Dünyanın dört bir tarafından gelen haberler yeni bir altüst oluş dalgasıyla karşılaşılabileceğine işaret ediyor. Taşlar yerinden oynayacak ve kartlar yeniden karışacak sanki... Güçler dengesi değişebilir, bazıları kazanırken bazıları bu hengâmede büyük kaybedebilir.
Hayır, Maya takviminden hareketle bu cuma günü dünyamızın yok olmasını bekleyenler düşündürmüyor bana bunu. Ancak değişimi planlayanların, ‘Maya’ işini, bir PR kampanyası gibi, zihinleri değişime hazırlama amacıyla kullandıklarını hesaba katmıyor da değilim.
Bu noktaya gelinmesinin herhalde birden fazla sebebi var, ancak bizde ‘Arap baharı’ denilen, Araplar’ın ‘devrim’ adını taktıkları gelişme ile bütün yönlendirmelere rağmen Amerikalıların Barack Obama’yı dört yıllığına yeniden Beyaz Saray’da tutmaları en önemli yapı taşları...
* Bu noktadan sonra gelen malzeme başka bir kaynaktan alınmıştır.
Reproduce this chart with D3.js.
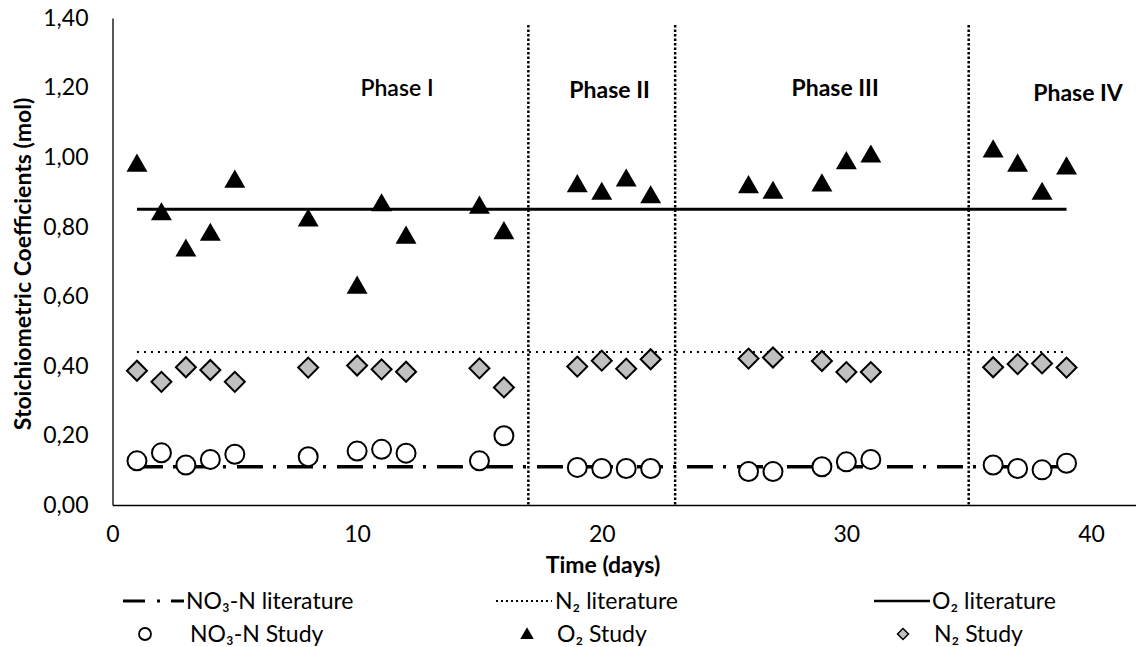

İlki, kendi hallerine bırakırlarsa yanlış tercihler yapabileceği düşünülen Ortadoğu halklarının kendi iradeleriyle demokrasiye uyum sağlayabileceklerini gösterdi... Diğeri ise, propaganda araçlarının politik tercihlerde zihinleri yönlendirme bakımından etkilerinin hayli sınırlı olduğunu...
Sanıyorum, ABD’de başlayıp Avrupa’nın değişik ülkelerine sirayet eden ekonomik krizlerin de bu yönelişte önemli bir payı var. Geleneksel olarak belli ellerde bulunan servetler bu altüst oluşta el değiştirebilir...
Evet, hem köklü değişimler bekliyorum, hem de bu değişimlerin olumlu yönde olmasını... Bugüne kadar geçerli yapının artık sürdürülemez olduğuna, halkların baskı altında tutulamayacağının anlaşıldığına dayanıyor bu tahlilim; bazı ülkelerin ve devlet-dışı güçlerin varolan yapıdan kaynaklanan hak ve yetkilerini kötüye kullanmaları da değişimi kaçınılmaz kılıyor.
Varolan eski yapının devamı kaosa yol açabilir çünkü.
Şimdiye kadar paylaştığım öngörüler okuduklarıma dayanıyor. Bir yerlerden kulağıma üflenmiş değil. Kimse elime bir rapor da tutuşturmadı. Bu sebeple pekâlâ muhayyilemin ürünü de olabilir. Ancak, dünyamız, geçmişte yaşadığı köklü değişimler öncesinde verdiği bütün semptomları, gören gözlere bugünlerde de gösteriyor.
Yazımı bir erken uyarı fişeği sayabilirsiniz. Erken uyarının sebebi de, değişim sürecinden en fazla etkilenecek ve başkalarını en çok etkileme potansiyelini elinde tutan ülkenin Türkiye olduğuna inanmam... Türkiye, halkı ve yönetimiyle, gelişmelere kendisini hazırlıklı tutmalı.
Enerji, gelecek yeni dönemin en önemli sözcüğü olacak görünüyor; bir de demokrasi... Yeni teknolojiler çeşitli enerji kaynaklarına erişimi kolaylaştırdığı gibi maliyeti ucuzlattı da; belli ülkelere bağımlılığı azaltan ve yönetimlerinin yanlışlıklarına göz yummaktan vazgeçilmesini mümkün kılan bir gelişme bu. Yönetimlerin bundan böyle halklarıyla barışık olması gerekecek.
Refahın az ellerden geniş kitlelere dağıtılması yolunda varolan engellerin kaldırılmasını da bekleyebiliriz. Bir zamanlar birilerinin rüyası birilerinin de kâbusu olan ‘ütopik’ görüşler yönünde gelişebilir değişim dalgası...
Türkiye buna hazır mı? Kısmen hazır, kısmen değil... Hazır olmadığı yönlerde kaydedilecek iyileştirmelerle, ülkemiz, yakın coğrafyanın itici gücü haline gelebilir. Tabii esasen hazır olduğu yönlerde geriye gidilmezse...
Dünya düzenleri hep savaşlar sonrasında değişti bugüne kadar; şimdi beklentilerim istikametinde yaşanırsa, değişim ilk kez halklar zorladığı için gerçekleşmiş olacak.